A handwritten sign tacked next to the door read “
MRS. LIVINGSTON'S HOME FOR THE UNWED AND FRIENDLESS. FORMERLY RESPECTABLE GIRLS ONLY. NO ADOPTIONS OFFERED.”

Sheriff Heath rang the bell and a baby wailed in response. Another child joined in, and soon there were three of them. Footsteps echoed back and forth through the front rooms of the house, but no one came to the door.

A skinny cat jumped on the porch and tumbled backward in surprise when it saw us. It hissed at us from its hiding place.

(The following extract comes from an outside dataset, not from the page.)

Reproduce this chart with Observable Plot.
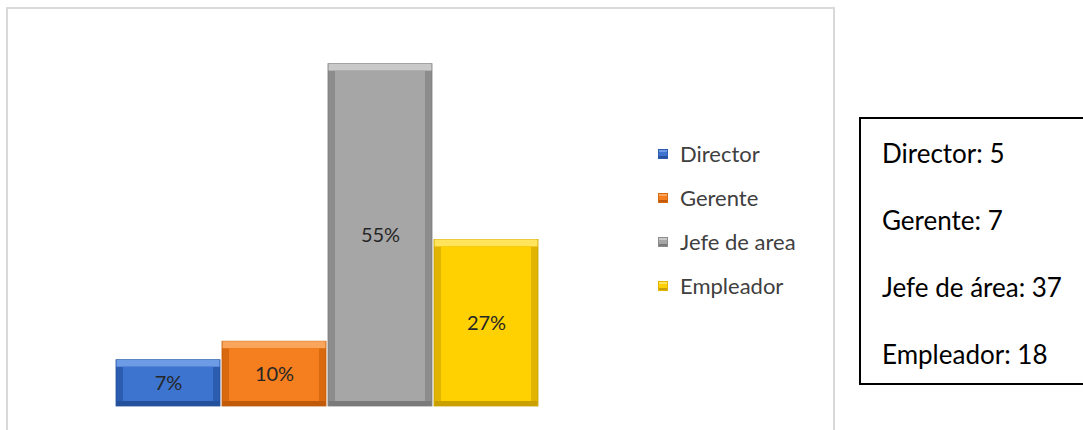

The sheriff rang the bell again and this time the footsteps came closer. A girl in a housedress answered the door. She was only a teenager, and shapeless in a way that suggested that she had recently borne a child herself. Her hair was tied carelessly at the top of her head. I fought to push back memories of my own confinement, and the way I'd hide whenever a knock came at the door. This girl seemed so brazen in comparison.

She had a rag in her hand, which she dropped when she saw the sheriff.

“How do you do, miss,” he said. “I am Sheriff Robert Heath, and this is Miss Kopp. We are here to see about a child. May we speak to Mrs. Livingston?”

Without a word she closed the door and left us standing there, the cat nosing at our ankles. Sheriff Heath pushed it off the porch with his boot. He looked over at me, embarrassed. “I don't like cats.”

“Neither do I.”

We heard footsteps again and the door opened, this time revealing a short, squat woman with hair the color of a cast-iron pan and a disposition to match. She wore a high-necked dress the likes of which I hadn't seen since my grandmother was alive, and spectacles as thick and dusty as the windows in her old home.

“We have no business with you,” she said before Sheriff Heath could get in a word. “Our girls come from good homes and the children are carefully placed with families.”

She started to close the door, but the sheriff reached out and held it. “We need a word with you,” he said. “It concerns a criminal matter. We wish to clear your home of any wrongdoing, but if we're unable to do that today, we'll send detectives around tomorrow. We'd like to keep it out of the papers.”

Her face settled into its frown lines, but she stepped aside so we could enter. She closed the door behind us and we stood in a dark foyer next to a stack of old newspapers and a row of empty milk bottles. There were blankets and wooden toys on the stairs, cups and tiny plates on the floor, and the smell of sour milk rising from the carpet. Mrs. Florence never would have tolerated such a mess.

She looked expectantly at us. I cleared my throat and said, “We believe a man deposited a baby boy at a church home or an orphanage last year.”

She shook her head. “We would have turned him away. We don't let people do that anymore. Too much trouble for us, and we have enough trouble as it is.”

As if to illustrate her point, two girls of a tender age lumbered down the stairs, their bellies so swollen that no dress could hide their condition. Sheriff Heath looked quickly away. When they saw him, they turned without a word and disappeared.

“We're sorry to have disturbed you, Mrs. Livingston,” I said. “Can you tell me where such a child would be taken?”

“Not to a home like mine,” she said. “And not the Catholic home either. The Orphan Asylum Hospital would take him, but he'd be sent right out for adoption if no one claimed him.”

 

THE ASYLUM WAS HOUSED
in a fearsome brick building on Market Street, where it stood as a solemn reminder of the misfortunes that could be inflicted upon small children. More than one parent or vicious older sibling threatened to send little boys and girls there if they misbehaved. Such jokes were strictly banned in our household, but Fleurette knew about the place somehow, and when she was only five, she visited it in her nightmares. I remember lying awake on those nights and fighting the urge to go to her as my mother rose instead to quiet the child.